Thursday, 18 September 2008
Translating poetry is a practical question, if only because if you regarded it as a theoretical one you would probably never start.
A translation is not the original poem in another language but, with luck, a decent echo of something the translator has heard in the original, working its way through the receiving language. It's a journey, much like a poem.
Where we go in that journey is, to a considerable degree, determined by who we are, where we are, where we are expecting to go, and where we are accustomed to going. All these involve variables. It doesn't much matter whether we are native speakers of the poem in its original language. Any comparison of two interpretations of the same book, of the same poem, of the same passage, in the same language, will demonstrate the fact that people read differently. Consequently there isn't an aggregation of fixed individual objects that adds up to one agreed fixed and unified bigger object that is the sum of its parts. Meaning doesn't work quite so directly, quite so controllably, quite so exclusively in any field, let alone poetry, which thrives on ambiguity.

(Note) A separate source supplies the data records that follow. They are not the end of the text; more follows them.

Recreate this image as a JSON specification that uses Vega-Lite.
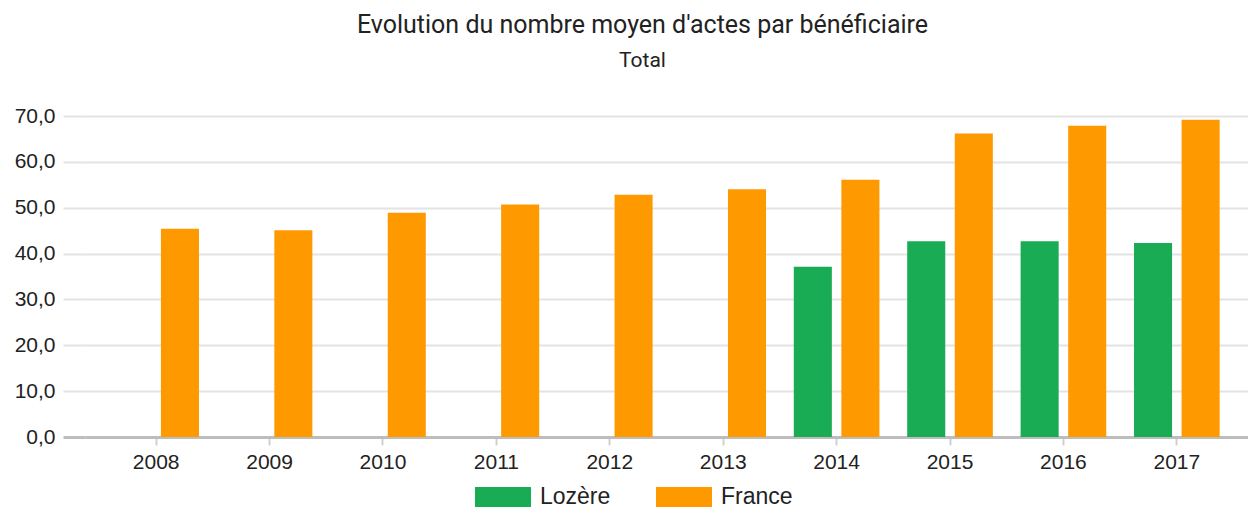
{
  "$schema": "https://vega.github.io/schema/vega-lite/v6.json",
  "autosize": "none",
  "padding": {"left": 85, "top": 116, "right": 0, "bottom": 76},
  "width": 1163,
  "height": 321,
  "background": "white",
  "title": {
    "text": "Evolution du nombre moyen d'actes par bénéficiaire",
    "subtitle": "Total",
    "anchor": "middle",
    "dx": -24,
    "font": "Roboto",
    "fontSize": 25,
    "fontWeight": "normal",
    "color": "#222222",
    "subtitleFont": "Roboto",
    "subtitleFontSize": 21,
    "subtitleColor": "#222222",
    "subtitlePadding": 12,
    "offset": 34
  },
  "data": {
    "values": [
      {"annee": "2008", "zone": "France", "valeur": 45.4},
      {"annee": "2009", "zone": "France", "valeur": 45.1},
      {"annee": "2010", "zone": "France", "valeur": 48.9},
      {"annee": "2011", "zone": "France", "valeur": 50.7},
      {"annee": "2012", "zone": "France", "valeur": 52.8},
      {"annee": "2013", "zone": "France", "valeur": 54.0},
      {"annee": "2014", "zone": "Lozère", "valeur": 37.1},
      {"annee": "2014", "zone": "France", "valeur": 56.1},
      {"annee": "2015", "zone": "Lozère", "valeur": 42.7},
      {"annee": "2015", "zone": "France", "valeur": 66.2},
      {"annee": "2016", "zone": "Lozère", "valeur": 42.7},
      {"annee": "2016", "zone": "France", "valeur": 67.9},
      {"annee": "2017", "zone": "Lozère", "valeur": 42.3},
      {"annee": "2017", "zone": "France", "valeur": 69.2}
    ]
  },
  "mark": {"type": "bar"},
  "encoding": {
    "x": {
      "field": "annee",
      "type": "nominal",
      "scale": {"paddingInner": 0.245, "paddingOuter": 0.25},
      "axis": {
        "title": null,
        "labelAngle": 0,
        "labelFont": "Liberation Sans",
        "labelFontSize": 21,
        "labelColor": "#222222",
        "labelPadding": 6,
        "domainColor": "#bdbdbd",
        "domainWidth": 3,
        "tickColor": "#d0d0d0",
        "tickWidth": 2,
        "tickSize": 8,
        "grid": false
      }
    },
    "xOffset": {
      "field": "zone",
      "type": "nominal",
      "scale": {"domain": ["Lozère", "France"], "paddingInner": 0.2, "paddingOuter": 0}
    },
    "y": {
      "field": "valeur",
      "type": "quantitative",
      "scale": {"domain": [0, 70], "nice": false},
      "axis": {
        "title": null,
        "values": [0, 10, 20, 30, 40, 50, 60, 70],
        "labelExpr": "replace(format(datum.value, '.1f'), '.', ',')",
        "labelFont": "Liberation Sans",
        "labelFontSize": 21,
        "labelColor": "#222222",
        "labelPadding": 8,
        "domain": false,
        "tickSize": 22,
        "tickColor": {"condition": {"test": "datum.value === 0", "value": "#bdbdbd"}, "value": "#e3e3e3"},
        "tickWidth": {"condition": {"test": "datum.value === 0", "value": 3}, "value": 2},
        "grid": true,
        "gridColor": "#e3e3e3",
        "gridWidth": 2
      }
    },
    "color": {
      "field": "zone",
      "type": "nominal",
      "scale": {"domain": ["Lozère", "France"], "range": ["#1aab55", "#ff9900"]},
      "legend": {
        "title": null,
        "orient": "none",
        "direction": "horizontal",
        "legendX": 390,
        "legendY": 353,
        "padding": 0,
        "symbolType": "M-1,-0.36L1,-0.36L1,0.36L-1,0.36Z",
        "symbolSize": 3136,
        "symbolStrokeWidth": 0,
        "symbolOpacity": 1,
        "labelFont": "Liberation Sans",
        "labelFontSize": 23,
        "labelColor": "#222222",
        "labelOffset": 9,
        "columnPadding": 45
      }
    }
  },
  "config": {"view": {"stroke": null}}
}
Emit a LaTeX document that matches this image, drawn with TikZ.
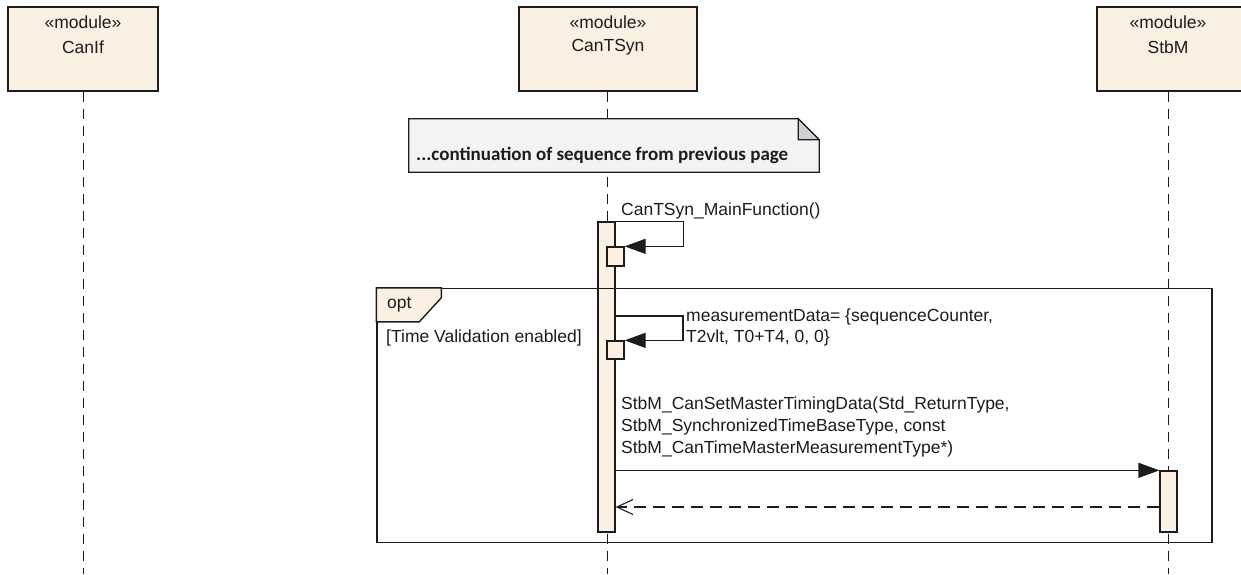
\documentclass[tikz,border=0pt]{standalone}
\usepackage{fontspec}
\setmainfont{Liberation Sans}
\newfontfamily\notefont{Carlito}
\usetikzlibrary{arrows.meta,calc}
\definecolor{headfill}{RGB}{251,241,227}
\definecolor{notefill}{RGB}{245,242,245}
\definecolor{foldfill}{RGB}{208,207,212}
\definecolor{ink}{RGB}{28,28,28}
\begin{document}
\begin{tikzpicture}[x=1pt,y=-1pt,
  every node/.style={font=\fontsize{17.5}{21}\selectfont, text=ink},
  lifehead/.style={draw=ink, line width=1.4pt, fill=headfill, inner sep=0pt, minimum height=84pt},
  lifeline/.style={draw=ink, line width=1pt, dash pattern=on 10pt off 7pt},
  actbar/.style={draw=ink, line width=1.3pt, fill=headfill, inner sep=0pt, minimum width=17pt},
  syncmsg/.style={draw=ink, line width=1.3pt, -{Triangle[length=21pt,width=15pt]}},
  retmsg/.style={draw=ink, line width=1.3pt, dash pattern=on 12pt off 7pt, -{Straight Barb[length=16pt,width=15pt,line width=1.1pt]}},
  label/.style={anchor=west, inner sep=0pt, align=left},
  framebox/.style={draw=ink, line width=1.4pt, inner sep=0pt}
]
\useasboundingbox (0,0) rectangle (1241,574);

% lifeline heads
\node[lifehead, minimum width=150pt] (canif) at (83,49) {};
\node (canifst) at (83,22) {«module»};
\node (canifnm) at (83,47) {CanIf};
\node[lifehead, minimum width=178pt] (cantsyn) at (608,49) {};
\node (cantsynst) at (608,22) {«module»};
\node (cantsynnm) at (608,47) {CanTSyn};
\node[lifehead, minimum width=150pt] (stbm) at (1172,49) {};
\node (stbmst) at (1168,22) {«module»};
\node (stbmnm) at (1168,47) {StbM};

% lifelines
\coordinate (canifend) at (83,574);
\coordinate (cantsynend) at (607,574);
\coordinate (stbmend) at (1168,574);
\draw[lifeline] (canif.south) -- (canifend);
\draw[lifeline] (cantsyn.south -| cantsynend) -- (cantsynend);
\draw[lifeline] (stbm.south -| stbmend) -- (stbmend);

% note with folded corner
\node[inner sep=0pt, minimum width=410pt, minimum height=53pt] (note) at (614,145.5) {};
\draw[draw=ink, line width=1.2pt, fill=notefill]
  (note.north west) -- ($(note.north east)+(-21,0)$) -- ($(note.north east)+(0,21)$)
  -- (note.south east) -- (note.south west) -- cycle;
\draw[draw=ink, line width=1.2pt, fill=foldfill]
  ($(note.north east)+(-21,0)$) -- ($(note.north east)+(-21,21)$) -- ($(note.north east)+(0,21)$) -- cycle;
\node[anchor=west, inner sep=0pt, font=\notefont\bfseries\fontsize{19}{21}\selectfont] (notetext) at (416,155)
  {...continuation of sequence from previous page};

% activations
\node[actbar, minimum height=310pt] (cbar) at (606.5,377) {};
\node[actbar, minimum height=19pt] (nest1) at (615.5,256.5) {};
\node[actbar, minimum height=18pt] (nest2) at (615.5,350) {};
\node[actbar, minimum height=61pt] (sbar) at (1168.5,501.5) {};

% self calls
\draw[syncmsg] (cbar.north east) -- ++(68,0) |- (nest1.north east);
\node[label] (mainfn) at (621,211) {CanTSyn\_MainFunction()};

\coordinate (loop2) at (615,316);
\draw[syncmsg] (loop2) -- ++(68,0) |- (nest2.north east);
\node[label, font=\fontsize{17.5}{21}\selectfont] (meas) at (686,327)
  {measurementData= \{sequenceCounter,\\T2vlt, T0+T4, 0, 0\}};

% call into StbM and its return
\node[label, font=\fontsize{17.5}{22}\selectfont] (setlbl) at (621,427)
  {StbM\_CanSetMasterTimingData(Std\_ReturnType,\\StbM\_SynchronizedTimeBaseType, const\\StbM\_CanTimeMasterMeasurementType*)};
\draw[syncmsg] (cbar.east |- sbar.north west) -- (sbar.north west);
\coordinate (retlevel) at (0,507);
\draw[retmsg] (sbar.west |- retlevel) -- (cbar.east |- retlevel);

% opt fragment
\node[framebox, minimum width=835pt, minimum height=254pt] (optframe) at (794.5,415.5) {};
\draw[draw=ink, line width=1.4pt, fill=headfill]
  (optframe.north west) -- ++(65,0) -- ++(0,10) -- ++(-22,24) -- ++(-43,0) -- cycle;
\node[anchor=west, inner sep=0pt] (optkw) at (387,305) {opt};
\node[anchor=west, inner sep=0pt] (guard) at (386,338) {[Time Validation enabled]};
\end{tikzpicture}
\end{document}
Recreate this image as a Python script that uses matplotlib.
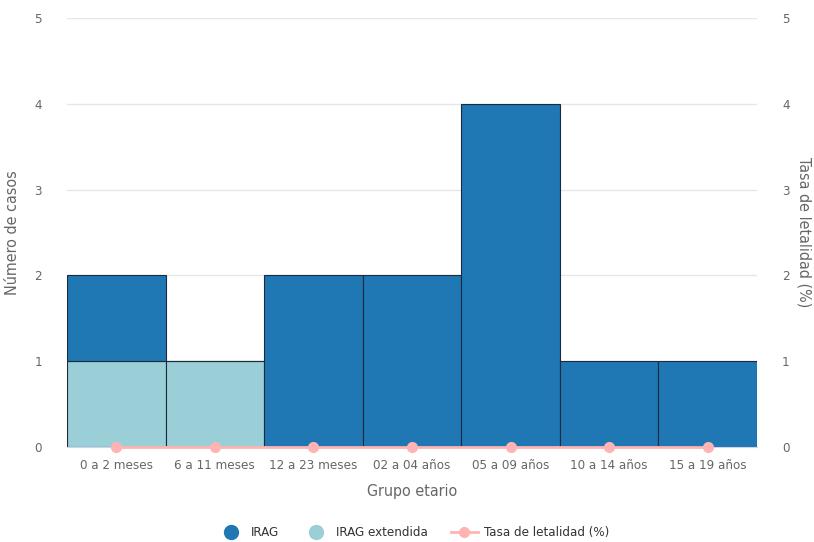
import matplotlib.pyplot as plt
from matplotlib.lines import Line2D
import numpy as np

plt.rcParams['font.family'] = ['DejaVu Sans']
plt.rcParams['font.stretch'] = 'condensed'

# Data
grupos = ['0 a 2 meses', '6 a 11 meses', '12 a 23 meses', '02 a 04 años',
          '05 a 09 años', '10 a 14 años', '15 a 19 años']
irag_ext = [1, 1, 0, 0, 0, 0, 0]
irag = [1, 0, 2, 2, 4, 1, 1]
letalidad = [0, 0, 0, 0, 0, 0, 0]

c_irag = '#1f77b4'
c_ext = '#9acfd8'
c_let = '#ffb3b3'
txt = '#666666'

fig = plt.figure(figsize=(8.14, 5.42), dpi=100)
ax = fig.add_axes([0.0823, 0.1753, 0.8477, 0.7915])

x = np.arange(len(grupos))
ax.bar(x, irag_ext, width=1.0, color=c_ext, edgecolor='#1c2b3a', linewidth=0.8, zorder=2)
ax.bar(x, irag, width=1.0, bottom=irag_ext, color=c_irag, edgecolor='#1c2b3a', linewidth=0.8, zorder=2)

ax.set_xlim(-0.5, len(grupos) - 0.5)
ax.set_ylim(0, 5)
ax.set_yticks(range(6))
ax.grid(axis='y', color='#e6e6e6', linewidth=1, zorder=0)
for s in ['top', 'right', 'left']:
    ax.spines[s].set_visible(False)
ax.spines['bottom'].set_color('#ccd6eb')
ax.tick_params(axis='both', length=0, colors=txt, labelsize=9.5)
ax.tick_params(axis='x', pad=9)
ax.tick_params(axis='y', pad=18)
ax.set_xticks(x)
ax.set_xticklabels(grupos)
ax.set_xlabel('Grupo etario', color=txt, fontsize=11.5, labelpad=8)
ax.set_ylabel('Número de casos', color=txt, fontsize=11.5)
ax.yaxis.set_label_coords(-0.068, 0.5)

ax2 = ax.twinx()
ax2.plot(x, letalidad, color=c_let, linewidth=2, marker='o', markersize=7, zorder=5, clip_on=False)
ax2.set_ylim(0, 5)
ax2.set_yticks(range(6))
for s in ['top', 'right', 'left', 'bottom']:
    ax2.spines[s].set_visible(False)
ax2.tick_params(axis='y', length=0, colors=txt, labelsize=9.5, pad=18)
ax2.set_ylabel('Tasa de letalidad (%)', color=txt, fontsize=11.5, rotation=270, va='center')
ax2.yaxis.set_label_coords(1.068, 0.5)

handles = [
    Line2D([], [], linestyle='none', marker='o', markersize=10, color=c_irag),
    Line2D([], [], linestyle='none', marker='o', markersize=10, color=c_ext),
    Line2D([], [], color=c_let, linewidth=2, marker='o', markersize=7),
]
fig.legend(handles, ['IRAG', 'IRAG extendida', 'Tasa de letalidad (%)'],
           loc='center', bbox_to_anchor=(0.508, 0.017), ncol=3, frameon=False,
           fontsize=9.5, labelcolor='#333333', handletextpad=0.5, columnspacing=1.8)

fig.savefig('out.png', dpi=100)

Nevertheless, there are a number of features we can agree on. Is this poem about a coal scuttle or a nightingale? There seems to be a nightingale in the poem and no reference whatsoever to coal scuttles. Probably not about a coal scuttle then.
And as to this nightingale, we can see that the nightingale appears at the beginning. Or the middle. Or at the end. It appears in conjunction with certain other factors that seem to depend on it, or it on them and these things seem to happen in a certain order. Let's also note the poem has sixteen lines and is divided into four quatrains. No ambiguity there. The poem seems to be regarding itself as a song. Very well then, it is a song. It lilts. It has certain manners that seem reasonably clear. The form behaves a certain way. Look, there it is, behaving.
You can't quite describe its path so as to make it as useful as an OS map. But then that is the same with any poem you yourself write. As a translator all you can do is to move like the poem-to-be-translated moves.
In practical terms - I am speaking for myself now - I read the thing, make a quick, rather intuitive decision about the way it moves, then get on with it, solving the technical problems of movement rather than trying to keep my sense of meaning continually updated. Meaning can look after itself. Meaning arises out of process, is itself process. The form will create meaning. Watch it move. Watch it behave.
The exercise starts off like synchronised swimming but then, with luck, it turns into something a little freer than that, a kind of response and echo. And there we are, afloat. The water is dark. You can never quite see what's going on underneath it. But the bodies seem to be moving in some sort of harmony of behaviour. Floating is meaning.